Task goal — Reproduce exactly, with no pictures, each line from the opening of the material down through the line containing "days = list(range(0, 89))".

Given material —
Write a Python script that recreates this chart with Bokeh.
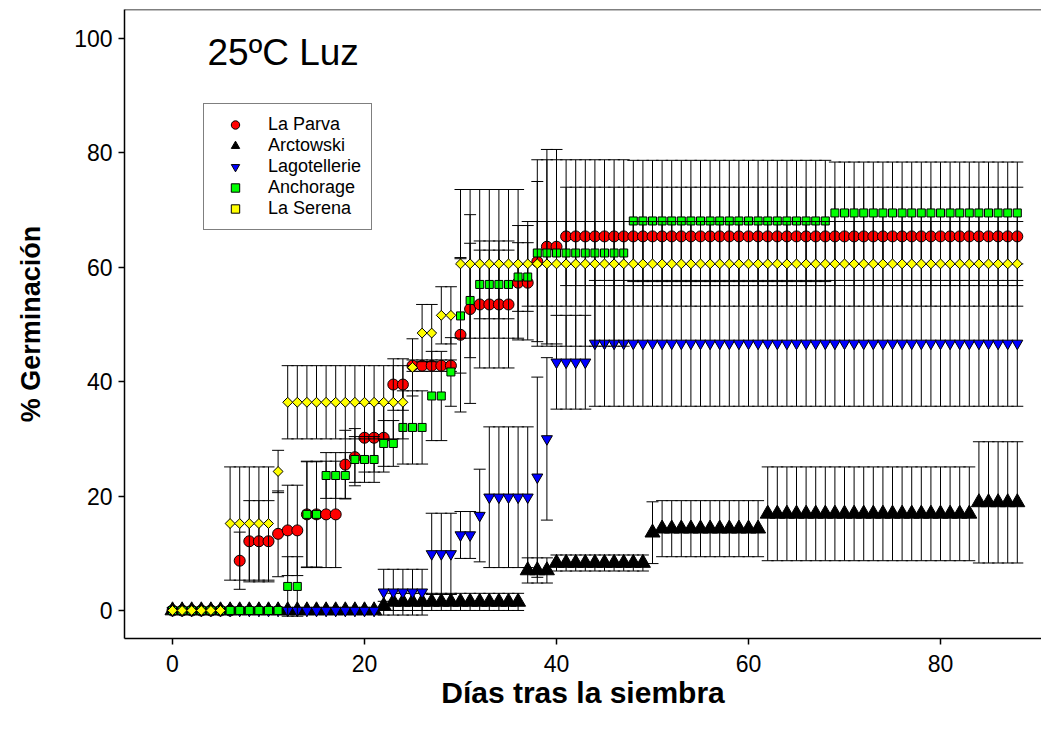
import math
from bokeh.plotting import figure
from bokeh.models import Range1d, Span, Label, Legend, LegendItem, FixedTicker
from bokeh.embed import file_html
from bokeh.resources import INLINE

# ---------------- data ----------------
days = list(range(0, 89))

series_names = ["La Parva", "Arctowski", "Lagotellerie", "Anchorage", "La Serena"]

la_parva = ([0.0]*7 + [8.7] + [12.1]*3 + [13.4] + [14.0]*2 + [16.8]*4 + [25.5, 26.8] + [30.2]*3
            + [39.5]*2 + [42.8]*5 + [48.2, 52.7] + [53.5]*4 + [57.3]*2 + [61.0] + [63.6]*2
            + [65.4]*48)
la_parva_err = ([0.0]*7 + [5.0] + [7.1]*3 + [7.5] + [7.9]*2 + [9.3]*4 + [6.0, 5.0] + [6.0]*3
                + [4.5]*2 + [1.0]*5 + [13.5, 16.5] + [11.1]*4 + [10.0]*2 + [14.0] + [17.0]*2
                + [8.6]*48)

arctowski = ([0.0]*22 + [0.8] + [1.5]*14 + [7.0]*3 + [8.3]*10 + [13.6] + [14.3]*11
             + [16.9]*22 + [18.9]*5)
arctowski_err = ([0.0]*22 + [0.8] + [1.5]*14 + [2.2]*3 + [1.4]*10 + [5.4] + [4.9]*11
                 + [8.2]*22 + [10.6]*5)

lagotellerie = ([0.0]*22 + [3.2]*5 + [9.9]*3 + [13.2]*2 + [16.6] + [19.8]*5 + [23.3, 30.0]
                + [43.4]*4 + [46.7]*45)
lagotellerie_err = ([0.0]*22 + [4.0]*5 + [7.1]*3 + [4.1]*2 + [8.1] + [12.3]*5 + [17.5, 14.2]
                    + [8.2]*4 + [11.0]*45)

anchorage = ([0.0]*12 + [4.2]*2 + [16.8]*2 + [23.6]*3 + [26.4]*3 + [29.2]*2 + [32.0]*3
             + [37.5]*2 + [41.7, 51.5, 54.2] + [57.0]*4 + [58.3]*2 + [62.5]*10 + [68.1]*21
             + [69.5]*20)
anchorage_err = ([0.0]*12 + [5.2]*2 + [9.2]*2 + [4.0]*3 + [4.0]*3 + [4.0]*2 + [6.4]*3
                 + [7.8]*2 + [6.0, 10.0, 10.0] + [6.0]*4 + [6.0]*2 + [16.3]*10 + [10.6]*21
                 + [8.9]*20)

la_serena = ([0.0]*6 + [15.2]*5 + [24.3] + [36.4]*13 + [42.5] + [48.5]*2 + [51.6]*2 + [60.6]*59)
la_serena_err = ([0.0]*6 + [9.9]*5 + [3.7] + [6.4]*13 + [5.0] + [5.0]*2 + [5.0]*2 + [13.0]*7
                 + [7.4]*52)

x_ticks = [0, 20, 40, 60, 80]
y_ticks = [0, 20, 40, 60, 80, 100]

# ---------------- figure ----------------
FONT = "Liberation Sans"
p = figure(width=1041, height=717,
           x_range=Range1d(-5.0, 90.52), y_range=Range1d(-4.9, 105.07),
           output_backend="svg", toolbar_location=None,
           min_border_left=124, min_border_right=0, min_border_top=9, min_border_bottom=79)
p.outline_line_color = None
p.grid.visible = False
p.background_fill_color = "white"
p.border_fill_color = "white"

for ax in (p.xaxis[0], p.yaxis[0]):
    ax.axis_line_width = 1.5
    ax.axis_line_color = "black"
    ax.major_tick_line_width = 1.5
    ax.major_tick_line_color = "black"
    ax.major_tick_out = 6
    ax.major_tick_in = 0
    ax.minor_tick_line_color = None
    ax.major_label_text_font = FONT
    ax.major_label_text_font_size = "23px"
    ax.major_label_text_color = "black"
    ax.axis_label_text_font = FONT
    ax.axis_label_text_font_style = "bold"
    ax.axis_label_text_color = "black"

p.xaxis.ticker = FixedTicker(ticks=x_ticks)
p.yaxis.ticker = FixedTicker(ticks=y_ticks)
p.xaxis.major_label_standoff = 10
p.xaxis.axis_label = "Días tras la siembra"
p.xaxis.axis_label_text_font_size = "30px"
p.xaxis.axis_label_standoff = 1
p.yaxis.major_label_standoff = 6
p.yaxis.axis_label = "% Germinación"
p.yaxis.axis_label_text_font_size = "27px"
p.yaxis.axis_label_standoff = 25

p.add_layout(Span(location=105.07, dimension="width", line_color="black", line_width=1.5))


def add_series(vals, errs, marker, color, size, angle=0.0):
    xs = [d for d, e in zip(days, errs) if e > 0]
    lo = [v - e for v, e in zip(vals, errs) if e > 0]
    hi = [v + e for v, e in zip(vals, errs) if e > 0]
    p.segment(xs, lo, xs, hi, line_color="black", line_width=1)
    p.scatter(xs, hi, marker="dash", size=12, line_color="black", line_width=1)
    p.scatter(xs, lo, marker="dash", size=12, line_color="black", line_width=1)
    return p.scatter(days, vals, marker=marker, size=size, angle=angle,
                     fill_color=color, line_color="black", line_width=1)


r1 = add_series(la_parva, la_parva_err, "circle", "#ff0000", 11)
r2 = add_series(arctowski, arctowski_err, "triangle", "#000000", 15)
r3 = add_series(lagotellerie, lagotellerie_err, "inverted_triangle", "#0000ff", 11)
r4 = add_series(anchorage, anchorage_err, "square", "#00ff00", 8)
r5 = add_series(la_serena, la_serena_err, "square", "#ffff00", 7, angle=math.pi / 4)

legend = Legend(items=[LegendItem(label=n, renderers=[r]) for n, r in
                       zip(series_names, [r1, r2, r3, r4, r5])],
                location=(79, 408), orientation="vertical")
legend.border_line_color = "black"
legend.border_line_width = 1
legend.background_fill_color = "white"
legend.background_fill_alpha = 1
legend.label_text_font = FONT
legend.label_text_font_size = "18px"
legend.label_text_color = "black"
legend.padding = 10
legend.margin = 0
legend.spacing = 0
legend.glyph_width = 42
legend.glyph_height = 21
legend.label_height = 21
legend.label_standoff = 12
p.add_layout(legend)

p.add_layout(Label(x=3.65, y=97.5, text="25ºC Luz", text_font=FONT,
                   text_font_size="37px", text_baseline="middle", text_align="left",
                   text_color="black"))

open("out.html", "w").write(file_html(p, INLINE))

Exercise solution —
Write a Python script that recreates this chart with Bokeh.
import math
from bokeh.plotting import figure
from bokeh.models import Range1d, Span, Label, Legend, LegendItem, FixedTicker
from bokeh.embed import file_html
from bokeh.resources import INLINE

# ---------------- data ----------------
days = list(range(0, 89))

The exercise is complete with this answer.